This article first appeared in the St. Louis Beacon, July 11, 2013: An ounce of prevention may be worth a pound of cure, but finding money for prevention can be elusive when it comes to health care. Case in point is what is happening with the federal health reform law. Unprecedented spending to prevent illness and improve public health is one key promise of the Affordable Care Act.
That’s why $18 billion had been set aside for a newly created Prevention and Public Health Fund under Title IV of the law. Its goals include relying on innovative public health policies to address problems such as obesity and tobacco use.
But typical of the roller-coaster history of ACA, some of the money for this part of the program is being shifted, raising concerns that public health spending will be undermined in future years.

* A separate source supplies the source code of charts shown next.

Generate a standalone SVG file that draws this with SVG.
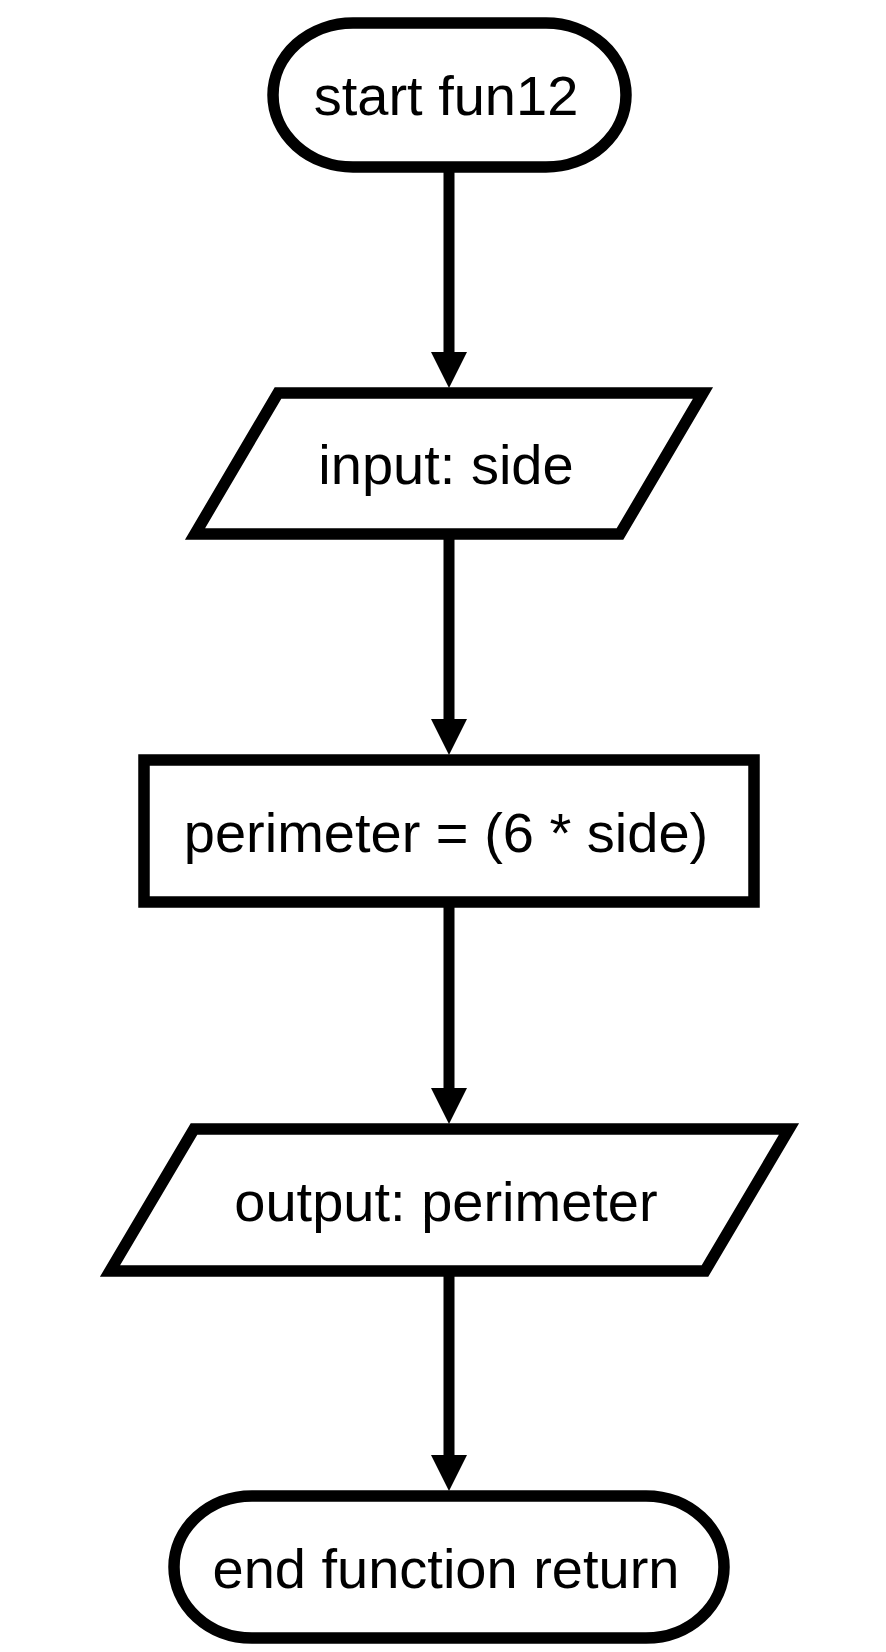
<svg xmlns="http://www.w3.org/2000/svg" width="886" height="1652" viewBox="0 0 886 1652">
  <style>
    .shape { fill: #ffffff; stroke: #000000; stroke-width: 11.5; }
    .label { font-family: "Liberation Sans", Arial, sans-serif; font-size: 56px; fill: #000000; text-anchor: middle; }
    .conn { stroke: #000000; stroke-width: 11; fill: none; marker-end: url(#arrow); }
  </style>
  <defs>
    <marker id="arrow" viewBox="0 0 36 36" refX="2" refY="18" markerWidth="36" markerHeight="36" markerUnits="userSpaceOnUse" orient="auto">
      <path d="M0,0 L36,18 L0,36 Z" fill="#000000"/>
    </marker>
  </defs>
  <rect width="886" height="1652" fill="#ffffff"/>

  <g id="connectors">
    <line class="conn" x1="449" y1="170" x2="449" y2="354"/>
    <line class="conn" x1="449" y1="537" x2="449" y2="721"/>
    <line class="conn" x1="449" y1="905" x2="449" y2="1090"/>
    <line class="conn" x1="449" y1="1274" x2="449" y2="1457"/>
  </g>

  <g id="start">
    <rect class="shape" x="273" y="23" width="353" height="144" rx="80" ry="72"/>
    <text class="label" x="446" y="115">start fun12</text>
  </g>

  <g id="input">
    <polygon class="shape" points="278,393 703,393 620,534 195,534"/>
    <text class="label" x="446" y="484">input: side</text>
  </g>

  <g id="process">
    <rect class="shape" x="144" y="760" width="610" height="142"/>
    <text class="label" x="446" y="852">perimeter = (6 * side)</text>
  </g>

  <g id="output">
    <polygon class="shape" points="194,1129 789,1129 705,1271 110,1271"/>
    <text class="label" x="446" y="1221">output: perimeter</text>
  </g>

  <g id="end">
    <rect class="shape" x="174" y="1496" width="550" height="142" rx="78" ry="71"/>
    <text class="label" x="446" y="1588">end function return</text>
  </g>
</svg>
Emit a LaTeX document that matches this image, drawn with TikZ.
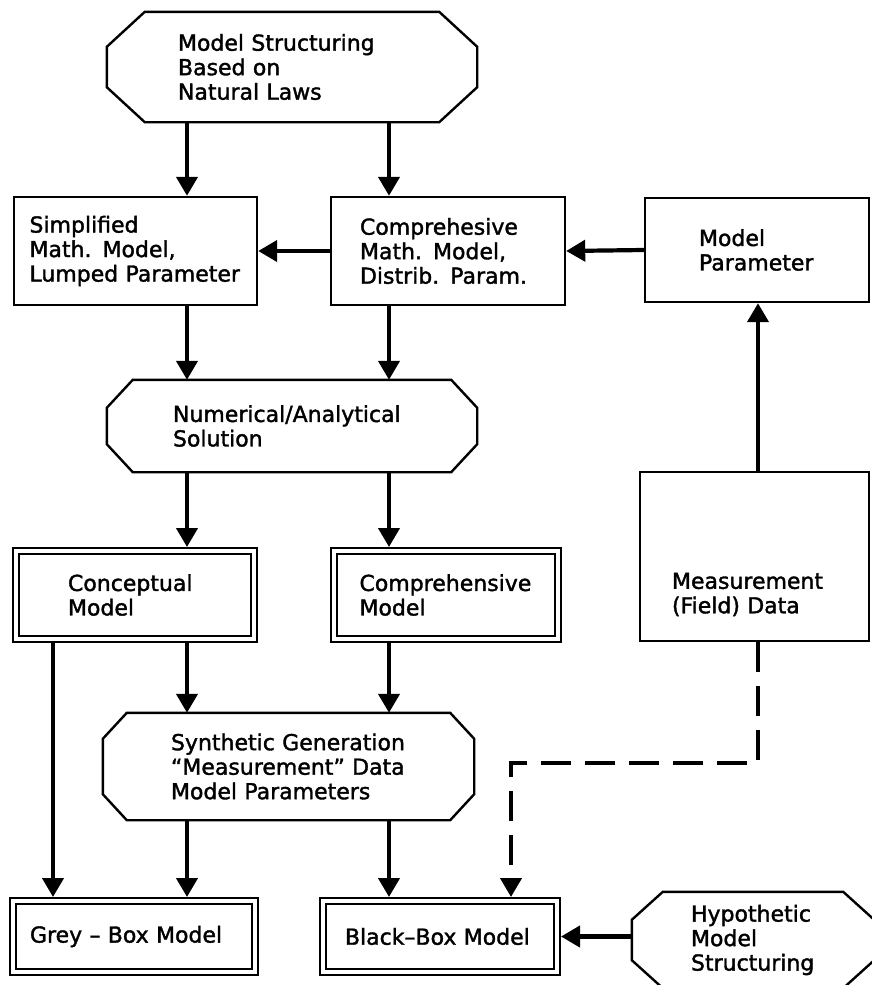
\documentclass[tikz,border=0pt]{standalone}
\usepackage{fontspec}
\setmainfont{DejaVu Sans}[FakeBold=1.6]
\usetikzlibrary{arrows.meta,calc}

% octagonal outline around a (borderless) node: #2 = horizontal cut, #3 = vertical cut
\newcommand{\octframe}[3]{%
  \draw[octline] ($(#1.north west)+(#2,0)$) -- ($(#1.north east)+(-#2,0)$)
    -- ($(#1.north east)+(0,#3)$) -- ($(#1.south east)+(0,-#3)$)
    -- ($(#1.south east)+(-#2,0)$) -- ($(#1.south west)+(#2,0)$)
    -- ($(#1.south west)+(0,-#3)$) -- ($(#1.north west)+(0,#3)$) -- cycle;}
% inner rule of a double-framed box
\newcommand{\innerframe}[1]{%
  \draw[innerline] ([shift={(7,7)}]#1.north west) rectangle ([shift={(-7,-7)}]#1.south east);}

\begin{document}
\begin{tikzpicture}[x=1pt,y=-1pt,
  base/.style={inner sep=0pt, align=left, font=\fontsize{22}{24.5}\selectfont},
  plainbox/.style={base, draw, rectangle, line width=2.4pt},
  dblbox/.style={base, draw, rectangle, line width=2pt},
  octnode/.style={base},
  octline/.style={line width=2.4pt, line join=miter},
  innerline/.style={line width=2.4pt},
  arr/.style={line width=4.2pt, -{Triangle[width=21pt,length=19pt]}},
  dasharr/.style={arr, dash pattern=on 30pt off 14pt, line join=miter}]

\useasboundingbox (0,0) rectangle (872,985);
\clip (0,0) rectangle (872,985);

% connector columns
\coordinate (cA) at (53,0);
\coordinate (cL) at (187,0);
\coordinate (cR) at (389,0);
\coordinate (cM) at (758,0);
\coordinate (bend) at (511,763);

% nodes
\node[octnode, minimum width=370pt, minimum height=110pt, text width=228pt] (law) at (292,67)
  {Model Structuring\\Based on\\Natural Laws};
\node[plainbox, minimum width=243pt, minimum height=108pt, text width=212pt] (simp) at (135.5,251)
  {Simplified\\Math. Model,\\Lumped Parameter};
\node[plainbox, minimum width=234pt, minimum height=108pt, text width=176pt] (comp) at (448,251)
  {Comprehesive\\Math. Model,\\Distrib. Param.};
\node[plainbox, minimum width=224pt, minimum height=104pt, text width=116pt] (par) at (757,250)
  {Model\\Parameter};
\node[octnode, minimum width=370pt, minimum height=92pt, text width=238pt] (num) at (292,426)
  {Numerical/Analytical\\Solution};
\node[dblbox, minimum width=244pt, minimum height=94pt, text width=134pt] (conc) at (135,595)
  {Conceptual\\Model};
\node[dblbox, minimum width=230pt, minimum height=94pt, text width=173pt] (compm) at (446,595)
  {Comprehensive\\Model};
\node[plainbox, minimum width=229pt, minimum height=169pt, text width=165pt] (meas) at (754.5,556.5)
  {\rule{0pt}{92pt}Measurement\\(Field) Data};
\node[octnode, minimum width=371pt, minimum height=107pt, text width=235pt] (syn) at (288.5,766.5)
  {Synthetic Generation\\“Measurement” Data\\Model Parameters};
\node[dblbox, minimum width=248pt, minimum height=77pt, text width=208pt] (grey) at (134,936.5)
  {Grey – Box Model};
\node[dblbox, minimum width=240pt, minimum height=77pt, text width=190pt] (black) at (440,936.5)
  {Black–Box Model};
\node[octnode, minimum width=242pt, minimum height=96pt, text width=124pt] (hyp) at (753,940)
  {Hypothetic\\Model\\Structuring};

% octagon outlines and inner frames
\octframe{law}{38}{35}
\octframe{num}{26}{28}
\octframe{syn}{24}{26}
\octframe{hyp}{31}{28}
\innerframe{conc}
\innerframe{compm}
\innerframe{grey}
\innerframe{black}

% connectors
\draw[arr] (law.south -| cL) -- (simp.north -| cL);
\draw[arr] (law.south -| cR) -- (comp.north -| cR);
\draw[arr] (comp.west) -- (simp.east);
\draw[arr] (par.west) -- (comp.east);
\draw[arr] (simp.south -| cL) -- (num.north -| cL);
\draw[arr] (comp.south -| cR) -- (num.north -| cR);
\draw[arr] (meas.north -| cM) -- (par.south -| cM);
\draw[arr] (num.south -| cL) -- (conc.north -| cL);
\draw[arr] (num.south -| cR) -- (compm.north -| cR);
\draw[arr] (conc.south -| cL) -- (syn.north -| cL);
\draw[arr] (compm.south -| cR) -- (syn.north -| cR);
\draw[arr] (conc.south -| cA) -- (grey.north -| cA);
\draw[arr] (syn.south -| cL) -- (grey.north -| cL);
\draw[arr] (syn.south -| cR) -- (black.north -| cR);
\draw[arr] (hyp.west |- black.east) -- (black.east);
\draw[dasharr] (meas.south -| cM) |- (bend) -- (black.north -| bend);
\end{tikzpicture}
\end{document}
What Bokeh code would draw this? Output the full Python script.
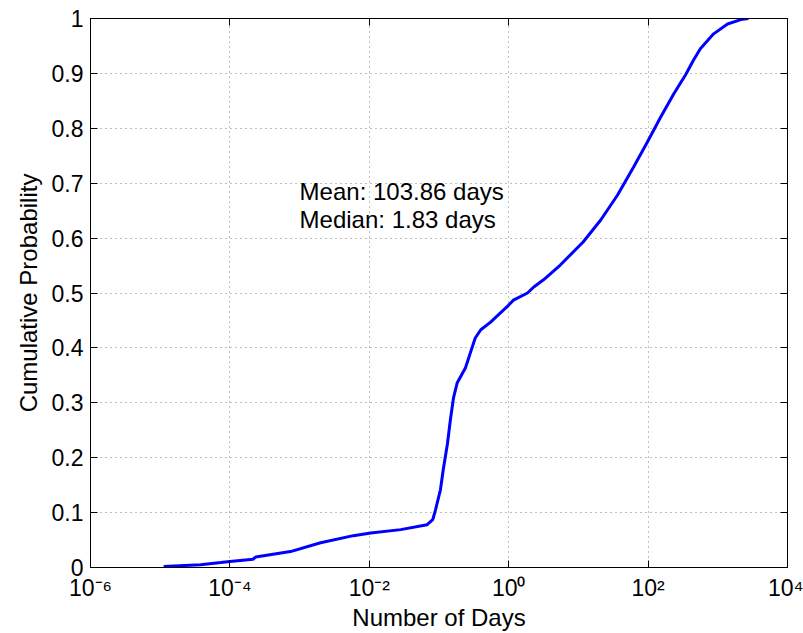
from bokeh.plotting import figure
from bokeh.models import FixedTicker, LinearAxis, LogAxis, Range1d
from bokeh.embed import file_html
from bokeh.resources import INLINE
from bokeh.core.properties import value

# ---- data ----
days = [1.12e-5, 3.8e-5, 7.4e-5, 1.0e-4, 2.14e-4, 2.34e-4, 7.4e-4, 2.0e-3, 5.9e-3,
        0.0105, 0.0282, 0.0676, 0.0813, 0.0891, 0.105, 0.115, 0.132, 0.146, 0.162, 0.182,
        0.24, 0.282, 0.331, 0.398, 0.55, 1.0, 1.17, 1.86, 2.29, 3.16, 5.5, 11.7,
        20.9, 36.3, 61.7, 97.7, 151, 234, 347, 447, 562, 871, 1380, 2140, 2750]
cum_prob = [0.002, 0.005, 0.009, 0.011, 0.015, 0.019, 0.029, 0.045, 0.058,
            0.063, 0.069, 0.078, 0.087, 0.105, 0.142, 0.178, 0.225, 0.27, 0.31, 0.336,
            0.364, 0.391, 0.418, 0.433, 0.447, 0.478, 0.487, 0.5, 0.511, 0.524, 0.551, 0.593,
            0.633, 0.678, 0.729, 0.775, 0.82, 0.863, 0.898, 0.924, 0.945, 0.972, 0.99, 0.998, 1.0]

x_ticks = [1e-6, 1e-4, 1e-2, 1.0, 1e2, 1e4]
x_tick_labels = ["10\u207b\u2076", "10\u207b\u2074", "10\u207b\u00b2", "10\u2070", "10\u00b2", "10\u2074"]
y_ticks = [0, 0.1, 0.2, 0.3, 0.4, 0.5, 0.6, 0.7, 0.8, 0.9, 1]
y_tick_labels = ["0", "0.1", "0.2", "0.3", "0.4", "0.5", "0.6", "0.7", "0.8", "0.9", "1"]

note_lines = ["Mean: 103.86 days", "Median: 1.83 days"]
note_x = [1e-3, 1e-3]
note_y = [0.684, 0.633]

FONT = "Liberation Sans"

p = figure(width=803, height=633, x_axis_type="log",
           x_range=Range1d(1e-6, 1e4), y_range=Range1d(0, 1),
           output_backend="svg", toolbar_location=None,
           min_border_left=90, min_border_right=16, min_border_top=18, min_border_bottom=65)
p.background_fill_color = "white"
p.border_fill_color = "white"
p.outline_line_color = "black"
p.outline_line_width = 1

# grid
p.xgrid.ticker = FixedTicker(ticks=x_ticks)
p.ygrid.ticker = FixedTicker(ticks=y_ticks)
for g in (p.xgrid, p.ygrid):
    g.grid_line_color = "black"
    g.grid_line_alpha = 0.5
    g.grid_line_dash = "1 4"
    g.grid_line_width = 1

def style_axis(ax, ticks, labels, show_labels=True):
    ax.ticker = FixedTicker(ticks=ticks)
    if show_labels:
        ax.major_label_overrides = {t: l for t, l in zip(ticks, labels)}
    else:
        ax.major_label_overrides = {t: "" for t in ticks}
    ax.major_tick_in = 7
    ax.major_tick_out = 0
    ax.minor_tick_line_color = None
    ax.axis_line_color = "black"
    ax.major_tick_line_color = "black"
    ax.major_label_text_font = FONT
    ax.major_label_text_font_size = "23px"
    ax.major_label_text_color = "black"
    ax.axis_label_text_font = FONT
    ax.axis_label_text_font_size = "24px"
    ax.axis_label_text_font_style = "normal"
    ax.axis_label_text_color = "black"

xa = p.xaxis[0]
style_axis(xa, x_ticks, x_tick_labels)
xa.axis_label = "Number of Days"
xa.major_label_standoff = 7
xa.axis_label_standoff = 0

ya = p.yaxis[0]
style_axis(ya, y_ticks, y_tick_labels)
ya.axis_label = "Cumulative Probability"
ya.major_label_standoff = 7
ya.axis_label_standoff = 7

top = LogAxis()
style_axis(top, x_ticks, x_tick_labels, show_labels=False)
top.major_label_text_font_size = "0px"
p.add_layout(top, "above")

right = LinearAxis()
style_axis(right, y_ticks, y_tick_labels, show_labels=False)
right.major_label_text_font_size = "0px"
p.add_layout(right, "right")

p.line(days, cum_prob, line_color="#0000ff", line_width=3)

p.text(x=note_x, y=note_y, text=note_lines, text_font=value(FONT),
       text_font_size="24px", text_color="black", text_baseline="alphabetic",
       text_align="left")

open("out.html", "w").write(file_html(p, INLINE))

On the one hand, the administration continues to press ahead on key medical provisions of ACA, a move that is welcome by many. On Wednesday, for example, it announced $150 million in grants to health centers nationwide for outreach activities to help the uninsured get coverage through insurance exchanges. Funding includes $2.9 million for Missouri to assist an estimated 62,000 residents; Illinois is getting $6.1 million to help roughly 195,000.
On the other hand, the news is not all good for the new public health fund even though prevention is regarded as one key to reducing both medical cost and avoidable illness. Examples of prevention programs financed by the fund in 2011 included:
- $222 million for preventing heart disease, some forms of cancer and other conditions by reducing tobacco use, obesity and health disparities.
- $180 million for expanding immunization services, strengthening employer wellness programs and helping communities coordinate and integrate primary care services into community mental health programs.
The first chunk of money taken from the fund for non-prevention purposes occurred late last year when the Obama administration and Congress agreed to use $6.2 billion from the fund for other purposes over a nine-year period. The reduction was used to offset pending cuts in Medicare payments to physicians. This year, HHS is taking another $500 million from the fund, partly to underwrite insurance exchange activities.
Developments like these are raising concerns that most of this money might never get used for its intended focus on public health issues, says the American Public Health Association. That view is shared by Thomas McAuliffe, policy analyst at the Missouri Foundation for Health. He remains a champion of ACA, even though he and others note that the administration has delayed for a year the provision that companies with 50 or more full-time workers offer their workers medical coverage costing no more than 9.5 percent of a worker’s wages.
"The exchanges are moving along,” McAuliffe says. “Think about it (ACA) as a puzzle coming together. I think that’s where the feeling that it’s haphazard comes in. But it’s all moving in the right direction.”
He then says, “The most troubling part of this (ACA) law is in the latter pages where there are social media campaigns, outreach for better health literacy, better health education for people to reduce diabetes and those kinds of things.”
When reading further, he says, some of those provisions are listed as “authorized not appropriated,” meaning Congress has to authorize the money to be spent on the programs.
“And many of those programs may never be realized because, given the fiscal constraints we’re already under, money may not be there for these programs.”
The shifting of funds from one worthy program to another, as the administration and Congress did last year, seems to underscore his concern.
“One of the big challenges is how much of this law gets fully implemented. I’m not talking about the kind of marquee things like the exchange or the insurance subsidies.”
Instead, he’s thinking about items beyond medical care, such as wellness programs and workforce development, that might get lost or remain unfunded. “They may be very good public health components, but they may not get actualized.”
He says public attention is focused mainly on the first 200 to 300 pages of the law that focus on “the subsidies and exchanges, the sexy things we talk about. No one talks about the prevention trust fund.”